2. If $X$ has the dirac delta distribution, then $P(X = 0) = 1$, so $E(X) = 0$. We can also see this by computing $$E(X) = \int_{\mathbb{R}} x \,\delta(dx) = x|_{x = 0} = 0.$$ The $\delta$ distribution does not have a density, because if it did, the density would be $0$ almost everywhere, which is absurd.

Answer 3

Preliminary for understanding anything about the Dirac delta

An absolutely integrable function $\eta:\,\Bbb R\mapsto\Bbb R$ with $\int_{\Bbb R}\eta(x)dx=1$ is a nascent delta function. You've favoured the example $\eta(x):=\frac{1}{\sqrt{2\pi}}\exp\frac{-x^2}{2}$. Regardless of the choice, for $\epsilon>0$ define $\eta_\epsilon(x):=\frac{1}{\epsilon}\eta(\frac{x}{\epsilon})$ so$$\lim_{\epsilon\to0^+}\eta_\epsilon(x)=\left\{ \begin{array}{rl} \infty & x=0\\ 0 & x\ne0 \end{array}\right.$$(proof is an exercise). On the other hand,$$\lim_{\epsilon\to0^+}\int_{\Bbb R}\eta_\epsilon(x)f(x)dx=\lim_{\epsilon\to0^+}\int_{\Bbb R}\eta(y)f(y\epsilon)dy\stackrel{!}{=}\int_{\Bbb R}\eta(y)\lim_{\epsilon\to0^+}f(y\epsilon)dy\stackrel{!}{=}\int_{\Bbb R}\eta(y)\lim_{\epsilon\to0^+}f(0)dy=f(0),$$provided the function $f$ is "sufficiently nice" for the $\stackrel{!}{=}$s to work (these are good enough). If we defined a function $\delta(x):=\lim_{\epsilon\to0^+}\eta_\epsilon(x)$, this would imply $\int_{\Bbb R}\delta(x)f(x)dx=0$, which in general doesn't match the above calculation; we mustn't conflate $\lim_{\epsilon\to0^+}\int_{\Bbb R}\eta_\epsilon(x)f(x)dx$ with $\int_{\Bbb R}(\lim_{\epsilon\to0^+}\eta_\epsilon(x))f(x)dx$. But an object satisfying $\int_{\Bbb R}\delta(x)f(x)dx=f(0)$ is of sufficient interest we define it anyway. It is a distribution, generalized function and measure, but not a function, and must not be conflated with the function $\lim_{\epsilon\to0^+}\eta_\epsilon(x)$, whose values you've seen quoted. Incidentally, $f$ is so nice its derivatives are too, so repeated integration by parts gives $\int_{\Bbb R}\delta^{(n)}(x)f(x)dx=(-1)^nf^{(n)}(0)$.
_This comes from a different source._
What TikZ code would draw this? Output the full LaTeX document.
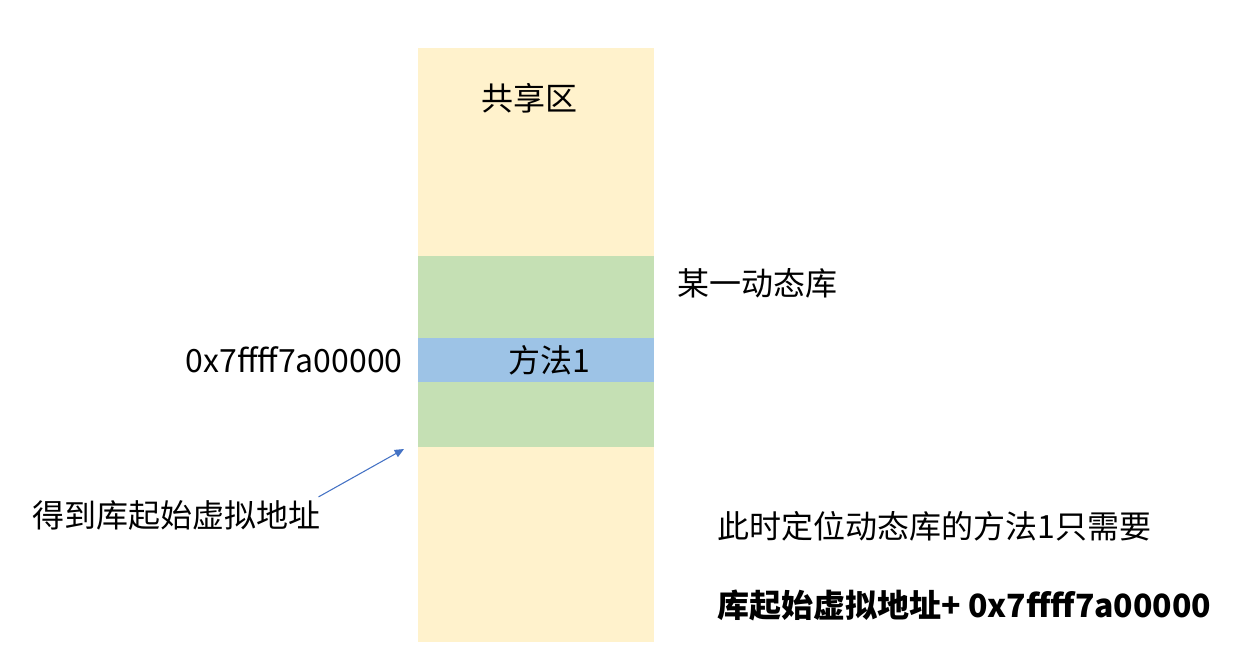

Your question about expectations

The above addresses your first question, so let's look at your second. Any PDF can be chosen for $\eta$. In that case, $\eta_\epsilon$ is then also a PDF, of expectation$$\int_{\Bbb R}x\eta_\epsilon(x)dx=\epsilon\int_{\Bbb R}y\eta(y)dy,$$which exists for all $\epsilon>0$ provided the original $\eta$ has a mean. Since $\int_{\Bbb R}x\delta(x)dx=0$, your question boils down to whether $\delta$ should be identified with any probability distribution. We might describe it as a probability density measure for the degenerate distribution whose only possible value is $0$. One way to make this masses-are-Dirac-deltas notion more rigorous is in terms of characteristic functions. If $X$ is degenerate with value $a$,$$\Bbb Ee^{itX}=e^{ita}=\int_{\Bbb R}\delta(x-a)e^{itx}dx,$$so $\delta(x-a)$ is the density. Generalizing the inversion formula by which characteristic functions specify a probability distribution, so as to support the case where densities are measures rather than "ordinary" functions, relies upon this insight.